Travelling Light

Sinaia Monastery and Peleș Castle, Sinaia, Romania, September 1-2, 2014

We arrived in Sinaia in the early afternoon, and at the station when we arrived was a gorgeous old train in beautiful condition – on closer inspection, it turned out to be The Orient Express!

We had no booked accommodation. Our plan, as it always is in such circumstances, was to find a cafe, park one of us with the bags, and walk around comparing prices and value. Sinaia is a ski town, so in the summer we expected to have no trouble finding a cheap room.

We were prospected on the walk up the hill from the station be a lady who spoke no English at all, but who had a “pensiune” available. We discussed number of nights and prices in German, and agreed to have a look.

It was a comforable room in a family home, with its own (cramped but OK) ensuite. We decided it would do. And it had a ginger cat – bonus points! There is some blocky monstrosity being erected next door, which is a shame, because most of the buildings in the town are traditional Transylvanian drop-dead gorgeous architecture.

Photos of the town are here:

There is not much to Sinaia – it is a hub of tourist activity because of Peleș Castle, and while people are here they stop in to see the smaller Pelișor Castle, the monastery and a museum. Pelișor Castle and the museum are only open on weekends, at least in the summer, which will give you an idea of the sleepy feel the place has.

Less than five minutes of walking from our front door is the monastery. This monastery was named after Mount Sinai, and the town takes its name from the monastery.

The bell tower is one interesting feature – during construction, they ran out of money, so the bell tower is much shorter than the massive base would suggest it should be. This running out of money business is a bit of a theme throughout the whole of human history, isn’t it?

By the time there were 70 monks, the old church and living quarters were full to bursting, and the monastery expanded outside its original walls, building a new (and much bigger) church, and more monastic “cells”. With the flowers and gold-trimmed decorations, they didn’t much seem like “cells”!

The old church seemed tiny by comparison, but it was decorated in a mcuh more cheerful style. Less pomp and more cartoon characters. Tom definitely preferred it, but by this stage of our travels we are both often feeling a bit “churched out” and jaded. Usually at different moments, though, so our gentle readers get photos taken by one or other of us wherever we are allowed to take them.

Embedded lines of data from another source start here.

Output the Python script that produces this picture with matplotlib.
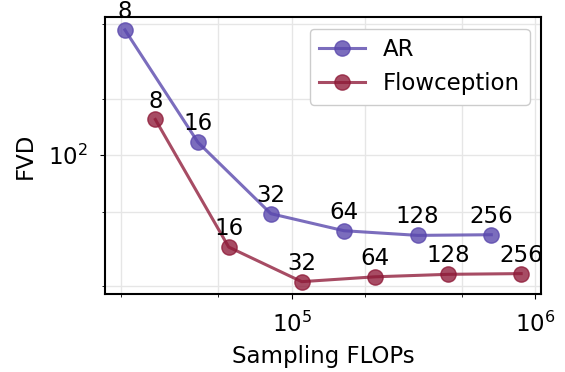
import numpy as np
import matplotlib
matplotlib.use('Agg')
import matplotlib.pyplot as plt
from matplotlib.ticker import LogLocator, NullFormatter

# data
ar_flops = [2.07e4, 4.13e4, 8.22e4, 1.64e5, 3.29e5, 6.6e5]
ar_fvd = [465, 117, 48.8, 39.6, 37.4, 37.7]
ar_steps = ['8', '16', '32', '64', '128', '256']

fc_flops = [2.76e4, 5.52e4, 1.10e5, 2.2e5, 4.4e5, 8.75e5]
fc_fvd = [155, 32.4, 21.2, 22.5, 23.2, 23.4]
fc_steps = ['8', '16', '32', '64', '128', '256']

plt.rcParams['font.size'] = 16.5

fig = plt.figure(figsize=(5.65, 3.72), dpi=100)
ax = fig.add_axes([0.186, 0.209, 0.7715, 0.7445])

ax.plot(ar_flops, ar_fvd, '-o', color='#5a48ad', alpha=0.8, lw=2.2, ms=11, label='AR')
ax.plot(fc_flops, fc_fvd, '-o', color='#8e1a38', alpha=0.78, lw=2.2, ms=11, label='Flowception')

for x, y, s in zip(ar_flops, ar_fvd, ar_steps):
    ax.annotate(s, (x, y), xytext=(0, 5), textcoords='offset points',
                ha='center', va='bottom')
for x, y, s in zip(fc_flops, fc_fvd, fc_steps):
    ax.annotate(s, (x, y), xytext=(0, 5), textcoords='offset points',
                ha='center', va='bottom')

ax.set_xscale('log')
ax.set_yscale('log')
for axis in (ax.xaxis, ax.yaxis):
    axis.set_minor_locator(LogLocator(base=10, subs=(2, 5)))
    axis.set_minor_formatter(NullFormatter())
ax.tick_params(which='major', pad=9)

ax.grid(True, which='both', color='#e6e6e6', lw=1)
ax.set_axisbelow(True)
for sp in ax.spines.values():
    sp.set_linewidth(1.5)

ax.set_xlabel('Sampling FLOPs', labelpad=6)
ax.set_ylabel('FVD', labelpad=8)
ax.legend(loc='upper right', framealpha=1, edgecolor='#cccccc')

fig.savefig('out.png', dpi=100)
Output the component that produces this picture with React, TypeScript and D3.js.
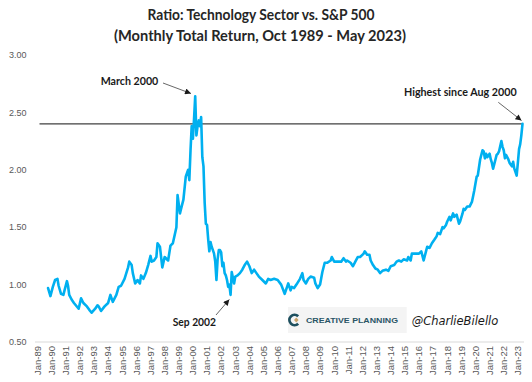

More photos of the monastery are here:

From the monastery, we walked up a wide, paved pathway (which Google Maps calls a “road”) to Peleș Castle. It was lined with tourist traps … we mean local artisans selling their wares … which may or may not have been hand-made. We did buy some blackberries and raspberries from one vendor, because when you are in the forest, you should eat the forest fruits. And they are so cheap here! Less than AUD$2 per kilo.

It is lovely approaching the castle from below, rather than coming in the vehicle entrance. It is set on sweeping green fields (which one poor chap was whipper-snippering – these folk need to learn about ride-on mowers!) with mountains all around. It is impossible for it to be anything but scenic.

Peleș Castle was built as the summer home of Carol I (Charles I) of Romania (when Romania was much smaller than its present-day boundaries) and his wife, Elisabet. It took decades to build, and was finished in 1914. It is one of the most modern castles, having air conditioning (natural, not electric), an electric elevator and ducted vacuum cleaning.

We had to put on overshoes before going on the tour. Very stylish. You wouldn’t want the carpets getting messed up by the dirty feet of the hoi polloi, after all.

Like many other tourist destinations in Romania, Peleș Castle charges a “photo tax”, which you have to pay in advance if you want to take photos. We find that a bit outrageous, especially since the tax is usually about two thirds of the entry fee.

Unlike other tourist destinations, Peleș Castle has staff stationed in every room to make sure that only people with the “PAID” sticker take photos. We managed to sneak a few, and you can see them in this album:

King Carol only lived in the castle for a few weeks. He died in his quarters on the first floor, it is said of a broken heart because his council ignored his wish to support Germany in World War I and opted instead to remain neutral. Wise in hindsight, but Carol I never got to see it from that angle.

Carol and Elisabet’s only child, a girl, died aged three, so the crown passed to Carol’s brother in 1914.